### TASK TO COMPLETE
Sort through the data and copy the lines holding the word "React".

### MATERIAL
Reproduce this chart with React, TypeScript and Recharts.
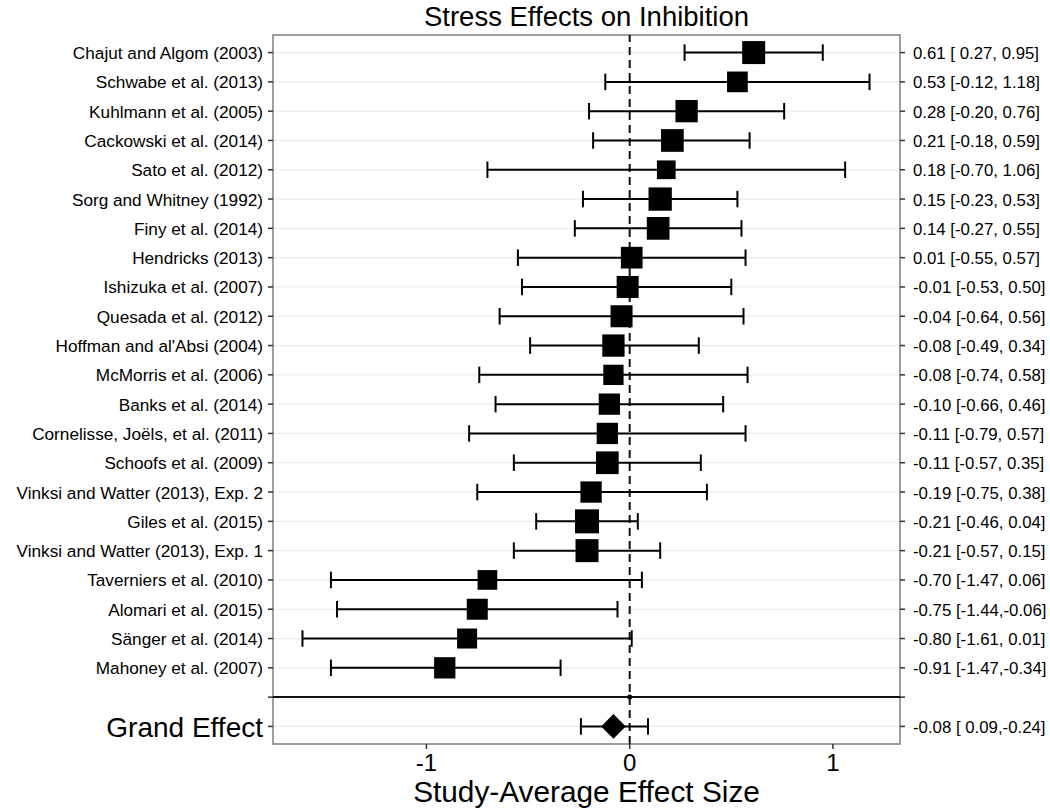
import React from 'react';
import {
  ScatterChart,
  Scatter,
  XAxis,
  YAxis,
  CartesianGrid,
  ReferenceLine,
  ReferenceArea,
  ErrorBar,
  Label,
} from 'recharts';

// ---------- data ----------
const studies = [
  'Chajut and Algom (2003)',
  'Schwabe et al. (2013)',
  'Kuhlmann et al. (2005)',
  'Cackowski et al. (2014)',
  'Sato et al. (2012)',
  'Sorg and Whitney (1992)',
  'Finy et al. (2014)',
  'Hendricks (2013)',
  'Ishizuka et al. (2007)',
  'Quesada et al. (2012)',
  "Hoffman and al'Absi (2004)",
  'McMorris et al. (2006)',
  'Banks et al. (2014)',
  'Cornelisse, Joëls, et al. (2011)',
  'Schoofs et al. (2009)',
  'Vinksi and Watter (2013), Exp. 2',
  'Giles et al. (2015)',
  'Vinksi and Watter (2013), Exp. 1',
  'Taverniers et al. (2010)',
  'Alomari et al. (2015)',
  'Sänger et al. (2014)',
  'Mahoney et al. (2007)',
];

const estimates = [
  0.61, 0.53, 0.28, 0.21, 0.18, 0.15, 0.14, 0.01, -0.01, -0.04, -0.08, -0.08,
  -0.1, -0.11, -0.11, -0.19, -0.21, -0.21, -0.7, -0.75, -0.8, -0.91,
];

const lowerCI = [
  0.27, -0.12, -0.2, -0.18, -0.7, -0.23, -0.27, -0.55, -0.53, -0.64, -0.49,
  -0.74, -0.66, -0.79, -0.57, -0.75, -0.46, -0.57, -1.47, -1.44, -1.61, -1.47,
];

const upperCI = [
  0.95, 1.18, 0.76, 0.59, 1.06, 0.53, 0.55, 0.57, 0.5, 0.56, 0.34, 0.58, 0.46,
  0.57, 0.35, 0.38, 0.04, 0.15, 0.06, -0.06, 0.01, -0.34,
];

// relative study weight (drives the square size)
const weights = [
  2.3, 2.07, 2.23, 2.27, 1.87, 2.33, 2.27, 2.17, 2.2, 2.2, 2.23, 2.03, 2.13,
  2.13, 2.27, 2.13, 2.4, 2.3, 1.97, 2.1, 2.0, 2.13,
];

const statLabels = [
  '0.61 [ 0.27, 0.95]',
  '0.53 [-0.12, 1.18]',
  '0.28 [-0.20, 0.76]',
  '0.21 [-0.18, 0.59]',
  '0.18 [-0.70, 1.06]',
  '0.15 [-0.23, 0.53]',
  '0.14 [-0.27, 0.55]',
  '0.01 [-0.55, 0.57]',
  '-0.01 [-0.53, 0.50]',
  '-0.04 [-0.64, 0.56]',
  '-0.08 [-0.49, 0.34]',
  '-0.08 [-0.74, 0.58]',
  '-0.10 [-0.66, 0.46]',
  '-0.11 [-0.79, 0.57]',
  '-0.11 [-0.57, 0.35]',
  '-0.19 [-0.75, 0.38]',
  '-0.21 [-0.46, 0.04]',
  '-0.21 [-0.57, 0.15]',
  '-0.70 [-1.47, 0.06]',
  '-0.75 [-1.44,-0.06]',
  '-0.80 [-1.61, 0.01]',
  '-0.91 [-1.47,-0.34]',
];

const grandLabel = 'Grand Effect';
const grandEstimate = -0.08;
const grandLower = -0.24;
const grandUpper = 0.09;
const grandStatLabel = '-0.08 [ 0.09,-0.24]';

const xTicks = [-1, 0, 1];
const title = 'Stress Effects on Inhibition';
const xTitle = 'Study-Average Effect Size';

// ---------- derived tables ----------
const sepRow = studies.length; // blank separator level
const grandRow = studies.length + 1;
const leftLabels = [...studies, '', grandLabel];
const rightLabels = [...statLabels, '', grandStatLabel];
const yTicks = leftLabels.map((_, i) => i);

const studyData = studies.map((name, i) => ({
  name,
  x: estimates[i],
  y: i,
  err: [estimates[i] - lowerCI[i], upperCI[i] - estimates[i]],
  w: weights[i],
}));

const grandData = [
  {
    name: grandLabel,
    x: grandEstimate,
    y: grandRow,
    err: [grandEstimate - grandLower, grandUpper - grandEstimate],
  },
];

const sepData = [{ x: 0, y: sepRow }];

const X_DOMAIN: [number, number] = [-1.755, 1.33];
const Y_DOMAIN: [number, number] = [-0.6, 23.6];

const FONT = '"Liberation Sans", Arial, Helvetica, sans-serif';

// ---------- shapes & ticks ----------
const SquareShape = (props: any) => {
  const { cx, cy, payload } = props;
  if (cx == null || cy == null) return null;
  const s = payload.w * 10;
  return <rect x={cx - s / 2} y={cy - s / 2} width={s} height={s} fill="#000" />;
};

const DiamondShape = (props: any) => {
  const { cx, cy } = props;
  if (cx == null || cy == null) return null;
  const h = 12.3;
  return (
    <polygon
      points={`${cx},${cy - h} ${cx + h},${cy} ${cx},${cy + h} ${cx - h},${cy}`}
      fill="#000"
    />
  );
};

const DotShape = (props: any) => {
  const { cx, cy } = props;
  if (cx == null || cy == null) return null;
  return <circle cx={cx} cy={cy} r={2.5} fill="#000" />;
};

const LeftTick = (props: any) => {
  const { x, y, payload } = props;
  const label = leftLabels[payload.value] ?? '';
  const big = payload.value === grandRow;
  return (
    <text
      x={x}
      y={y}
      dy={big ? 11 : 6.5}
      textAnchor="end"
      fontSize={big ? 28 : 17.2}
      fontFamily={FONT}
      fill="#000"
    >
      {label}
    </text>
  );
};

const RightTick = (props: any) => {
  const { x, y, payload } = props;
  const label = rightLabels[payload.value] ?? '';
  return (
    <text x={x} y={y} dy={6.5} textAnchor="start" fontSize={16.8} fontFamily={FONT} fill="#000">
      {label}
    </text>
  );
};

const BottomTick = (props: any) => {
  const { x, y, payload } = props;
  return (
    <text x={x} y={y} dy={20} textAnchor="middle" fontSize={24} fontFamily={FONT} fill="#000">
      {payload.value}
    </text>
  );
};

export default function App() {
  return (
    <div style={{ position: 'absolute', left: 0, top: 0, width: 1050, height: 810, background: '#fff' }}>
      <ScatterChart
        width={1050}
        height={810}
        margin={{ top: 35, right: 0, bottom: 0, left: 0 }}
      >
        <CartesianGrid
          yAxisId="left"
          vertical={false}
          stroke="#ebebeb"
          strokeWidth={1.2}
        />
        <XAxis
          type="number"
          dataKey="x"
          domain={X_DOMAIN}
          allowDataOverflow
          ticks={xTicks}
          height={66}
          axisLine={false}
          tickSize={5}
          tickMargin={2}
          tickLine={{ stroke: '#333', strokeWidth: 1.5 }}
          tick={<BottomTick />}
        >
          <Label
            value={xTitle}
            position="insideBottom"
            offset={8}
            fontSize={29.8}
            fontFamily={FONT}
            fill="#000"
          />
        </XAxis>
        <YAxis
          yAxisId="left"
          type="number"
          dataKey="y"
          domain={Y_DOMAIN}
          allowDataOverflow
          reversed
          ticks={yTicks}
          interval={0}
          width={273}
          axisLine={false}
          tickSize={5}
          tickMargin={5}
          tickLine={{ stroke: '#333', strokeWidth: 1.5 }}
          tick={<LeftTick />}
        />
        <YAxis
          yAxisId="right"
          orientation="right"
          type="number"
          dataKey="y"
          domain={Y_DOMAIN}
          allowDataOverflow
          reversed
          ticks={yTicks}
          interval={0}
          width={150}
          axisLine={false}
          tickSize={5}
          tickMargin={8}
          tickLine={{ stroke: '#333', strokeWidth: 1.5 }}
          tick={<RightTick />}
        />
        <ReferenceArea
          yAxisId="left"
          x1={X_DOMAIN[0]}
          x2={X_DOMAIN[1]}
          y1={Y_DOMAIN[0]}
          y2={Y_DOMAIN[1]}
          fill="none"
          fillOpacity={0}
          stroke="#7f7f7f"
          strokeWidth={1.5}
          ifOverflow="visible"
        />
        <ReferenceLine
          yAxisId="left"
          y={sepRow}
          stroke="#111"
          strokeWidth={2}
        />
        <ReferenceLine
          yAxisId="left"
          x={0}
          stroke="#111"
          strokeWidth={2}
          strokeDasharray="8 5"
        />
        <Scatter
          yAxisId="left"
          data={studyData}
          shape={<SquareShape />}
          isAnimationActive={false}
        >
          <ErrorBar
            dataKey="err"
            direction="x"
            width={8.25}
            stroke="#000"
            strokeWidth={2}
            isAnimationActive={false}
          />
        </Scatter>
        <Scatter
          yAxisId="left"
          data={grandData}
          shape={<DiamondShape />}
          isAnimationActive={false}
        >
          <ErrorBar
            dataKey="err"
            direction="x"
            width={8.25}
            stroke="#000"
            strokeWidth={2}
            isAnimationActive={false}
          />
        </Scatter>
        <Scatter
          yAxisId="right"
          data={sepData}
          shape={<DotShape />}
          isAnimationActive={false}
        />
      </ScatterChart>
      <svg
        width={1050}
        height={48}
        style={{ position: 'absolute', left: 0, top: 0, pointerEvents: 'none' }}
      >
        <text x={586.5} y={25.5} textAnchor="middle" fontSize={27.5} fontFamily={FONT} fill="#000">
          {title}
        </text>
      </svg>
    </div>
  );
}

### EXERCISE OUTPUT
Reproduce this chart with React, TypeScript and Recharts.
import React from 'react';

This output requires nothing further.